Brendan decided to buck convention this week and not decorate his pie, despite it being part of the brief, and he made a baklava pie with apple, honey and walnuts. The flavour was good, but the filling wasn’t suitable for a pie of that size, because it all just oozed out. Angela made a strawberry, apple and rhubarb pie with cinnamon and almonds, and she used her own recipe for shortbread pastry. Maggie Beer asked for the recipe, which is all you need to know. Ben made a spiced pear and walnut pie with a caramel sauce. The pastry was good, but the filling was too reduced, and there was so much saffron in the pie that it stained the pear. Finally Nathan made an apple and blackberry pie, which Maggie loved, but as with Sian, Matt thought he needed to cook the apple a bit more.

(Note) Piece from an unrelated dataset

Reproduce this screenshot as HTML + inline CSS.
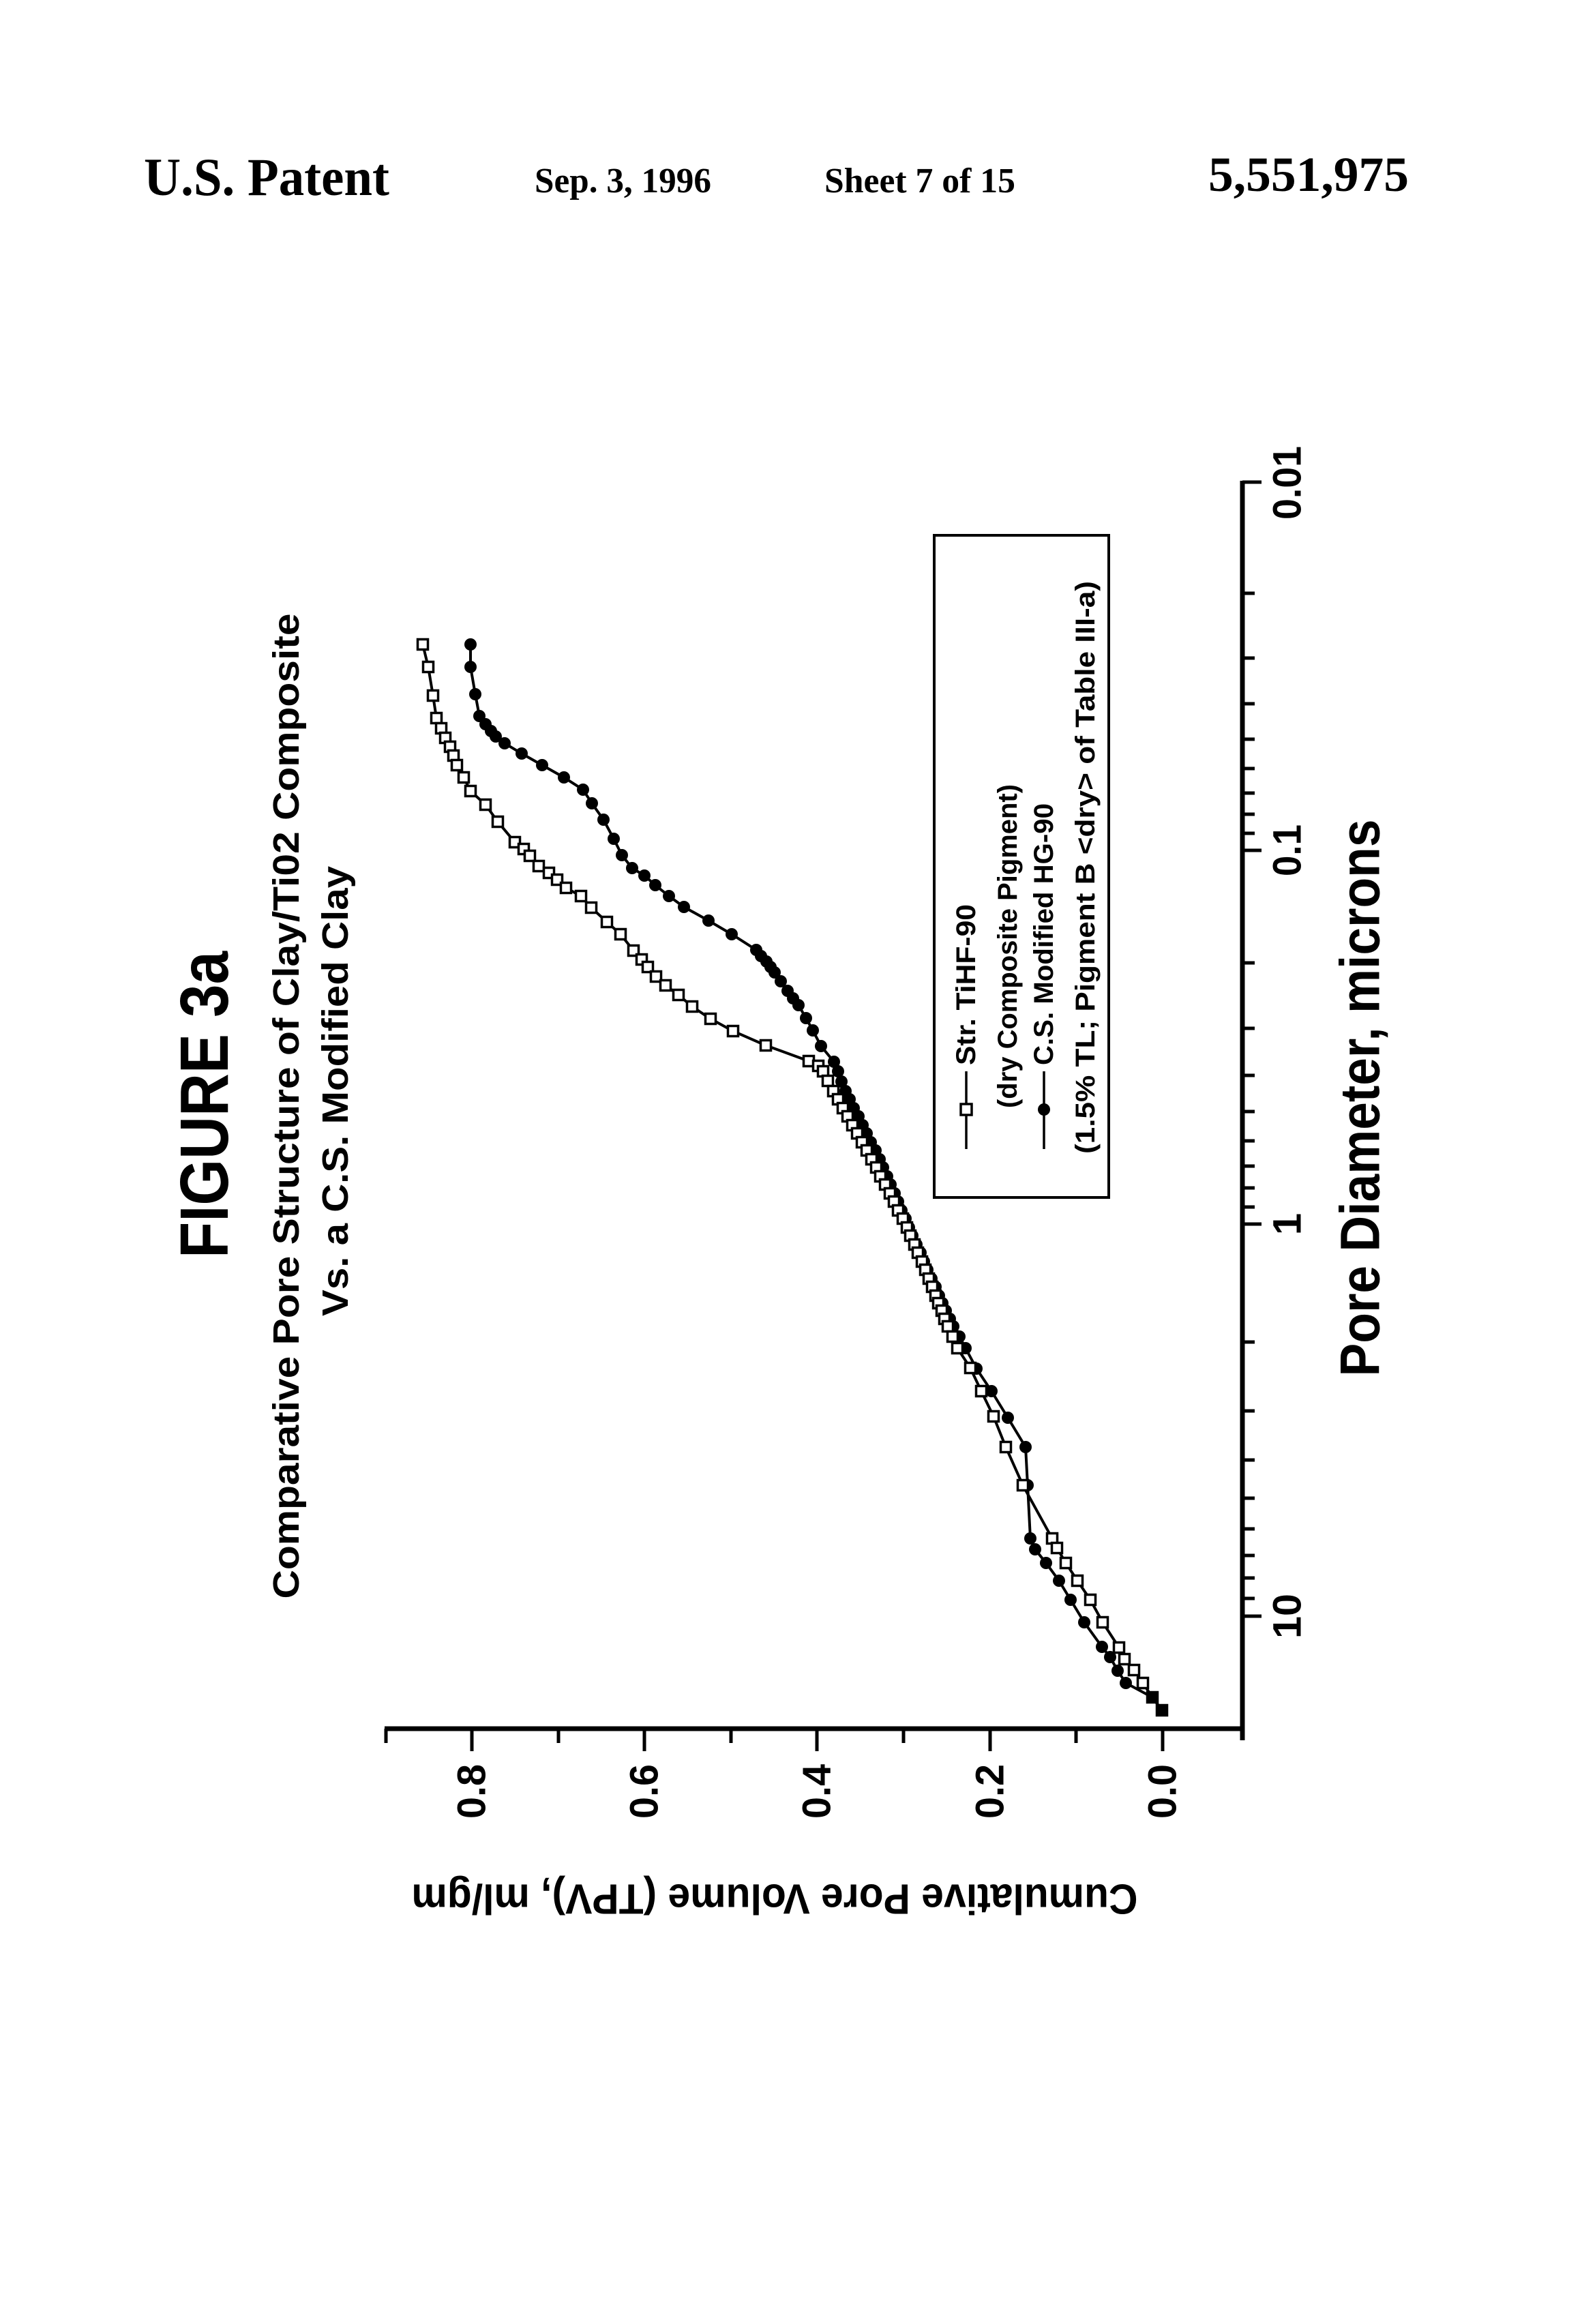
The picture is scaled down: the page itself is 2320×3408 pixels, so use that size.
<!DOCTYPE html>
<html><head><meta charset="utf-8"><style>
html,body{margin:0;padding:0;background:#fff;}
svg{display:block;}
text{font-family:"Liberation Sans",sans-serif;font-weight:bold;fill:#000;}
.serif{font-family:"Liberation Serif",serif;}
</style></head><body>
<svg width="2320" height="3408" viewBox="0 0 2320 3408" xmlns="http://www.w3.org/2000/svg">
<defs>
<marker id="sq" markerUnits="userSpaceOnUse" markerWidth="20" markerHeight="20" refX="10" refY="10" viewBox="0 0 20 20">
<rect x="2.5" y="2.5" width="15" height="15" fill="#fff" stroke="#000" stroke-width="3.5"/></marker>
<marker id="dt" markerUnits="userSpaceOnUse" markerWidth="20" markerHeight="20" refX="10" refY="10" viewBox="0 0 20 20">
<circle cx="10" cy="10" r="9" fill="#000"/></marker>
</defs>
<rect width="2320" height="3408" fill="#fff"/>

<!-- header -->
<text class="serif" x="211" y="286" font-size="78" textLength="360" lengthAdjust="spacingAndGlyphs">U.S. Patent</text>
<text class="serif" x="784" y="282" font-size="52" textLength="259" lengthAdjust="spacingAndGlyphs">Sep. 3, 1996</text>
<text class="serif" x="1209" y="282" font-size="52" textLength="280" lengthAdjust="spacingAndGlyphs">Sheet 7 of 15</text>
<text class="serif" x="1772" y="280" font-size="72" textLength="294" lengthAdjust="spacingAndGlyphs">5,551,975</text>

<!-- titles (rotated) -->
<text transform="translate(300,1620) rotate(-90)" text-anchor="middle" dominant-baseline="central" font-size="100" textLength="450" lengthAdjust="spacingAndGlyphs">FIGURE 3a</text>
<text transform="translate(420,1622) rotate(-90)" text-anchor="middle" dominant-baseline="central" font-size="54" textLength="1445" lengthAdjust="spacingAndGlyphs">Comparative Pore Structure of Clay/Ti02 Composite</text>
<text transform="translate(492,1600) rotate(-90)" text-anchor="middle" dominant-baseline="central" font-size="54" textLength="660" lengthAdjust="spacingAndGlyphs">Vs. a C.S. Modified Clay</text>

<!-- axes -->
<g stroke="#000" fill="none">
<line x1="564" y1="2535" x2="1824" y2="2535" stroke-width="7"/>
<line x1="1822" y1="705" x2="1822" y2="2552" stroke-width="7"/>
<g stroke-width="5">
<line x1="566" y1="2535" x2="566" y2="2556"/>
<line x1="692" y1="2535" x2="692" y2="2568"/>
<line x1="819" y1="2535" x2="819" y2="2556"/>
<line x1="945" y1="2535" x2="945" y2="2568"/>
<line x1="1072" y1="2535" x2="1072" y2="2556"/>
<line x1="1198" y1="2535" x2="1198" y2="2568"/>
<line x1="1325" y1="2535" x2="1325" y2="2556"/>
<line x1="1452" y1="2535" x2="1452" y2="2568"/>
<line x1="1578" y1="2535" x2="1578" y2="2556"/>
<line x1="1705" y1="2535" x2="1705" y2="2568"/>
</g>
<g stroke-width="5">
<line x1="1822" y1="707" x2="1850" y2="707"/>
<line x1="1822" y1="870" x2="1840" y2="870"/>
<line x1="1822" y1="965" x2="1840" y2="965"/>
<line x1="1822" y1="1032" x2="1840" y2="1032"/>
<line x1="1822" y1="1084" x2="1840" y2="1084"/>
<line x1="1822" y1="1127" x2="1840" y2="1127"/>
<line x1="1822" y1="1163" x2="1840" y2="1163"/>
<line x1="1822" y1="1194" x2="1840" y2="1194"/>
<line x1="1822" y1="1222" x2="1840" y2="1222"/>
<line x1="1822" y1="1247" x2="1850" y2="1247"/>
<line x1="1822" y1="1412" x2="1840" y2="1412"/>
<line x1="1822" y1="1508" x2="1840" y2="1508"/>
<line x1="1822" y1="1577" x2="1840" y2="1577"/>
<line x1="1822" y1="1630" x2="1840" y2="1630"/>
<line x1="1822" y1="1673" x2="1840" y2="1673"/>
<line x1="1822" y1="1710" x2="1840" y2="1710"/>
<line x1="1822" y1="1742" x2="1840" y2="1742"/>
<line x1="1822" y1="1770" x2="1840" y2="1770"/>
<line x1="1822" y1="1795" x2="1850" y2="1795"/>
<line x1="1822" y1="1968" x2="1840" y2="1968"/>
<line x1="1822" y1="2069" x2="1840" y2="2069"/>
<line x1="1822" y1="2141" x2="1840" y2="2141"/>
<line x1="1822" y1="2197" x2="1840" y2="2197"/>
<line x1="1822" y1="2242" x2="1840" y2="2242"/>
<line x1="1822" y1="2281" x2="1840" y2="2281"/>
<line x1="1822" y1="2314" x2="1840" y2="2314"/>
<line x1="1822" y1="2344" x2="1840" y2="2344"/>
<line x1="1822" y1="2370" x2="1850" y2="2370"/>
</g>
</g>

<!-- tick labels -->
<g font-size="58" text-anchor="middle" dominant-baseline="central">
<text transform="translate(692,2627) rotate(-90)" textLength="80" lengthAdjust="spacingAndGlyphs">0.8</text>
<text transform="translate(945,2627) rotate(-90)" textLength="80" lengthAdjust="spacingAndGlyphs">0.6</text>
<text transform="translate(1198,2627) rotate(-90)" textLength="80" lengthAdjust="spacingAndGlyphs">0.4</text>
<text transform="translate(1452,2627) rotate(-90)" textLength="80" lengthAdjust="spacingAndGlyphs">0.2</text>
<text transform="translate(1705,2627) rotate(-90)" textLength="80" lengthAdjust="spacingAndGlyphs">0.0</text>
<text transform="translate(1888,708) rotate(-90)" textLength="108" lengthAdjust="spacingAndGlyphs">0.01</text>
<text transform="translate(1888,1247) rotate(-90)" textLength="76" lengthAdjust="spacingAndGlyphs">0.1</text>
<text transform="translate(1888,1795) rotate(-90)">1</text>
<text transform="translate(1888,2370) rotate(-90)" textLength="66" lengthAdjust="spacingAndGlyphs">10</text>
</g>

<!-- axis titles -->
<text transform="translate(1995,1610) rotate(-90)" text-anchor="middle" dominant-baseline="central" font-size="82" textLength="817" lengthAdjust="spacingAndGlyphs">Pore Diameter, microns</text>
<text transform="translate(1136,2784) rotate(180)" text-anchor="middle" dominant-baseline="central" font-size="62" textLength="1065" lengthAdjust="spacingAndGlyphs">Cumulative Pore Volume (TPV), ml/gm</text>

<!-- legend -->
<rect x="1370" y="785" width="256" height="971" fill="none" stroke="#000" stroke-width="4"/>
<line x1="1417" y1="1571" x2="1417" y2="1685" stroke="#000" stroke-width="3.5"/>
<rect x="1409" y="1619" width="16" height="16" fill="#fff" stroke="#000" stroke-width="3.5"/>
<line x1="1531" y1="1571" x2="1531" y2="1685" stroke="#000" stroke-width="3.5"/>
<circle cx="1531" cy="1627" r="9" fill="#000"/>
<g font-size="40" dominant-baseline="central">
<text transform="translate(1417,1562) rotate(-90)" textLength="236" lengthAdjust="spacingAndGlyphs">Str. TiHF-90</text>
<text transform="translate(1478,1625) rotate(-90)" textLength="475" lengthAdjust="spacingAndGlyphs">(dry Composite Pigment)</text>
<text transform="translate(1531,1562) rotate(-90)" textLength="384" lengthAdjust="spacingAndGlyphs">C.S. Modified HG-90</text>
<text transform="translate(1592,1692) rotate(-90)" textLength="840" lengthAdjust="spacingAndGlyphs">(1.5% TL; Pigment B &lt;dry&gt; of Table III-a)</text>
</g>

<!-- series: C.S. Modified (dots) -->
<polyline fill="none" stroke="#000" stroke-width="4" marker-start="url(#dt)" marker-mid="url(#dt)" marker-end="url(#dt)" points="690,945 690,978 697,1018 703,1050 712,1062 720,1072 727,1080 740,1090 765,1105 795,1122 827,1140 855,1158 868,1178 885,1202 900,1230 912,1254 927,1273 945,1284 961,1298 981,1314 1003,1330 1039,1350 1073,1370 1109,1393 1116,1402 1124,1410 1130,1418 1136,1426 1145,1439 1155,1453 1163,1464 1171,1474 1182,1493 1192,1511 1204,1534 1223,1557 1229,1571 1234,1586 1240,1600 1246,1612 1252,1625 1259,1637 1265,1650 1271,1662 1277,1675 1284,1687 1290,1700 1295,1712 1301,1725 1306,1737 1312,1750 1317,1762 1322,1775 1328,1787 1333,1800 1338,1812 1344,1825 1350,1837 1355,1850 1360,1862 1366,1875 1372,1887 1377,1900 1382,1911 1387,1922 1393,1934 1398,1945 1407,1960 1416,1977 1432,2007 1454,2040 1478,2079 1504,2122 1507,2178 1511,2256 1518,2272 1534,2292 1553,2318 1570,2346 1590,2379 1616,2415 1628,2430 1639,2450 1651,2468 1690,2489 1704,2508"/>

<!-- series: Str. TiHF-90 (squares) -->
<polyline fill="none" stroke="#000" stroke-width="4" marker-start="url(#sq)" marker-mid="url(#sq)" marker-end="url(#sq)" points="620,945 628,978 635,1020 640,1053 647,1068 653,1082 660,1095 665,1108 670,1122 680,1140 690,1160 712,1180 730,1205 755,1235 768,1245 777,1255 790,1270 805,1280 817,1290 830,1302 852,1314 867,1331 890,1352 910,1370 929,1394 941,1407 950,1418 962,1432 976,1445 995,1459 1015,1476 1042,1494 1075,1512 1123,1533 1186,1556 1200,1563 1207,1571 1214,1585 1222,1600 1229,1612 1236,1625 1243,1637 1250,1650 1257,1662 1264,1675 1271,1687 1278,1700 1285,1712 1291,1725 1298,1737 1305,1750 1311,1762 1317,1775 1324,1787 1330,1800 1335,1812 1341,1825 1346,1837 1352,1850 1357,1862 1362,1875 1367,1887 1372,1900 1376,1911 1381,1922 1385,1934 1390,1945 1397,1960 1404,1977 1423,2006 1439,2040 1457,2077 1475,2122 1500,2178 1543,2256 1550,2270 1563,2292 1580,2318 1599,2346 1617,2379 1641,2416 1649,2433 1663,2449 1676,2468 1690,2489 1704,2508"/>
<rect x="1682" y="2481" width="16" height="16" fill="#000"/>
<rect x="1696" y="2500" width="16" height="16" fill="#000"/>
</svg>
</body></html>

The star baker this week was Angela, because even though she was around the middle for the technical challenge, Maggie Beer asked for her recipe. Janice went home this week, she didn’t have a good time – each baker has their specific strengths, and pie week just wasn’t Janice’s week. She was an absolute delight in the tent, so I’m glad to see her go. I’m surprised Brendan is still there, he’s scraped through for three out of the four weeks so far.

Soggy bottom tally: 2. In addition to Mel’s explanation of blind baking in Round 2, Claire warned the bakers at the beginning of the showstopper that their pies shouldn’t have soggy bottoms. This number was much lower than what I had expected.

This week in Australian wildlife, we had a kookaburra (it’s so great when you hear them communicating with each other), and two colourful birds that I want to say were rainbow lorikeets, but I really don’t know. A bird also flew into the tent to visit Jasmin at one point.

Next week on The Great Australian Bake Off, our bakers are doing chocolate. Chocolate is difficult to work with, so it makes a great end of series theme, rather than the middle. And we still haven’t had bread week! At least in The Great British Bake Off, you know the first three weeks will be cake, biscuits and bread. Then again, chocolate is one of my favourite things, so I will be watching.